I don't think that it would be inhumane to transfer sovereignty of the islands. According to Argentine law, the islanders are Argentine citizens with full rights, and there are lots of possibilities to explore as part of the negotiation: Ad-hoc laws for them to maintain their official language and customs, in case our constitution doesn't provide those rights already. Lease back so that they need to decide to stay or leave only after one or two generations. Economic aid in case they prefer to emmigrate. British nationality for their children born in the islands. Etc... They're only 2000 people if we don't count the 1000 affected to the naval base, it shouldn't be too hard to offer them guarantees for a better-than-acceptable standard of living. Who's interested in forcing them to drive on the right and such things? If Argentina was bound to preserving customs by a treaty, would she make a clown of herself in the international scene by not complying?
What I'm not sure that an agreement would guarantee for them is the level of confidence they enjoy for the use of fishing licenses (AFAIK, that revenue alone, per capita, more or less doubles the Argentine per capita GDP) plus oil and whatever resources are found, plus the business from the current naval base, which for the time being is economically supported by the people in Great Britain. Still, those issues can be treated in the negotiation. But I wouldn't call it 'inhumane' if they're denied some of those advantages because the talks conclude that they weren't theirs in the first place.
I can understand if, as a conclusion of such a process, the islanders feel troubled, and an effort should be done an all parts to lessen those troubles to a minimum, in the event of a change of sovereignty (which is only one of the possible outcomes of negotiations). But isn't it too much to call that an 'inhumane' treatment?
The illegal or legal status of seizure of foreign land is more than a technicality. The settlers knew they were moving into disputed land. If they were misguided, is the responsibility Argentine or of the British governments that didn't bother to look into the matter before 1910?
As a sidenote, I guess that, in HK, the people probably wanted the UK administration to continue and, even so, it was handed to a government with a doubtful human-rights record.
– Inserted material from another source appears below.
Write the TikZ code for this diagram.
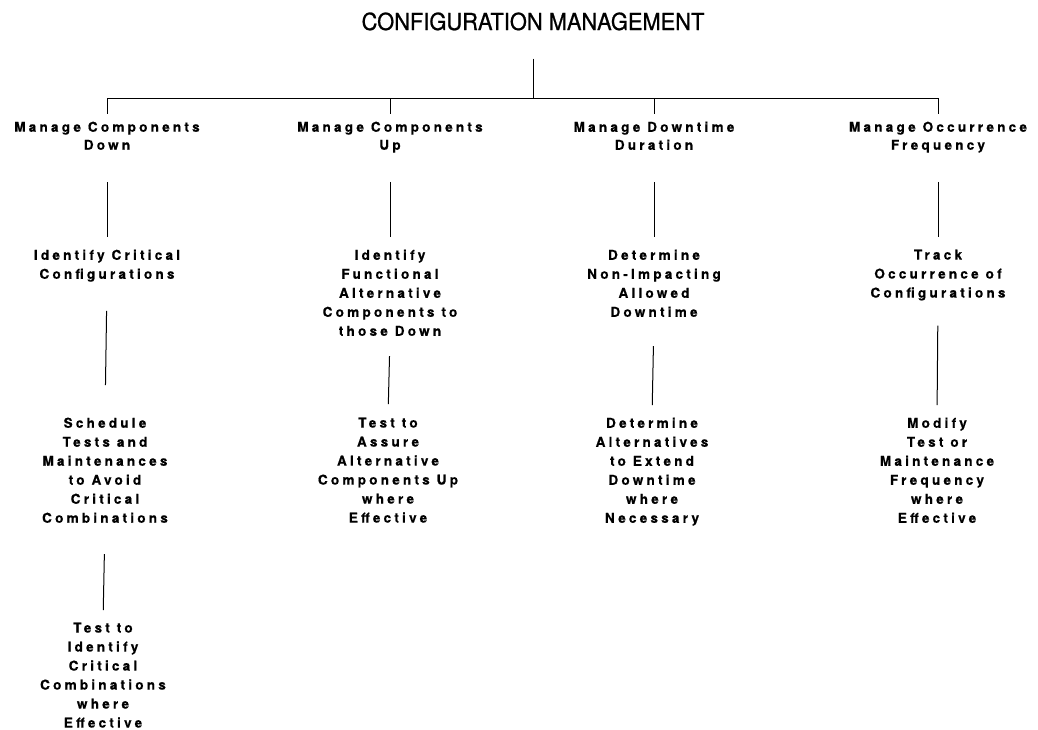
\documentclass[tikz,border=0pt]{standalone}
\usepackage{fontspec}
\setmainfont{texgyreheros-regular.otf}
\newfontfamily\titlefont[FakeStretch=0.93,FakeBold=0.8]{texgyreheros-regular.otf}
\newfontfamily\labelfont[LetterSpace=24,FakeBold=0.6]{texgyreheros-bold.otf}
\begin{document}
\begin{tikzpicture}[x=1pt,y=-1pt,
  heading/.style={font=\titlefont\fontsize{23.5}{28}\selectfont, inner sep=0pt, anchor=base},
  task/.style={font=\labelfont\fontsize{13.5}{19}\selectfont, align=center, inner sep=0pt, anchor=north},
  toptask/.style={task, font=\labelfont\fontsize{13.5}{18}\selectfont},
  link/.style={line width=1pt}]
\useasboundingbox (0,0) rectangle (1038,729);

% title and top-level branches
\node[heading] (cm) at (533,30) {CONFIGURATION MANAGEMENT};
\coordinate (hub) at (533,98);

\node[toptask] (down) at (107,121.5) {Manage Components\\Down};
\node[toptask] (up)   at (390,121.5) {Manage Components\\Up};
\node[toptask] (dur)  at (654,121.5) {Manage Downtime\\Duration};
\node[toptask] (freq) at (938,121.5) {Manage Occurrence\\Frequency};

% second level
\node[task] (crit)  at (107,249.5) {Identify Critical\\Configurations};
\node[task] (func)  at (390,249.5) {Identify\\Functional\\Alternative\\Components to\\those Down};
\node[task] (nonimp) at (654,249.5) {Determine\\Non-Impacting\\Allowed\\Downtime};
\node[task] (track) at (938,249.5) {Track\\Occurrence of\\Configurations};

% third level
\node[task] (sched) at (105,417.5) {Schedule\\Tests and\\Maintenances\\to Avoid\\Critical\\Combinations};
\node[task] (assure) at (388,417.5) {Test to\\Assure\\Alternative\\Components Up\\where\\Effective};
\node[task] (extend) at (652,417.5) {Determine\\Alternatives\\to Extend\\Downtime\\where\\Necessary};
\node[task] (modify) at (937,417.5) {Modify\\Test or\\Maintenance\\Frequency\\where\\Effective};

% fourth level
\node[task] (identify) at (103,622.5) {Test to\\Identify\\Critical\\Combinations\\where\\Effective};

% tree connectors
\draw[link, shorten <=28pt] (cm.south) -- (hub);
\draw[link] (down.north |- hub) -- (freq.north |- hub);
\foreach \n in {down,up,dur,freq}
  \draw[link, shorten >=7.5pt] (\n.north |- hub) -- (\n.north);

\draw[link, shorten <=32pt, shorten >=12.5pt] (down.south) -- (crit.north);
\draw[link, shorten <=29pt, shorten >=12.5pt] (up.south) -- (func.north);
\draw[link, shorten <=32pt, shorten >=12.5pt] (dur.south) -- (nonimp.north);
\draw[link, shorten <=29pt, shorten >=12.5pt] (freq.south) -- (track.north);

\draw[link, shorten <=29pt, shorten >=32.5pt] (crit.south) -- (sched.north);
\draw[link, shorten <=20pt, shorten >=13.5pt] (func.south) -- (assure.north);
\draw[link, shorten <=29pt, shorten >=12.5pt] (nonimp.south) -- (extend.north);
\draw[link, shorten <=25pt, shorten >=12.5pt] (track.south) -- (modify.north);

\draw[link, shorten <=31pt, shorten >=12.5pt] (sched.south) -- (identify.north);
\end{tikzpicture}
\end{document}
I'm not saying there were better options but let's be clear, it wasn't an example of self determination.
Matt84 said:
But before and after that "Golden" period (1853-1930) the FLs remained that chip in the shoulder of the Populist governments, a cheap card to bring every time instability is sensed.
After 1930, with the rising of nationalism, the case became more prominent and there was such political use, but there were claims during the 1853-1930 period too. Commerce with UK was strong even before 1853 and I doubt the islands were attributed much importance, although they were claimed. I see this reflected in Rosas offering them in exchange of the cancellation of a loan.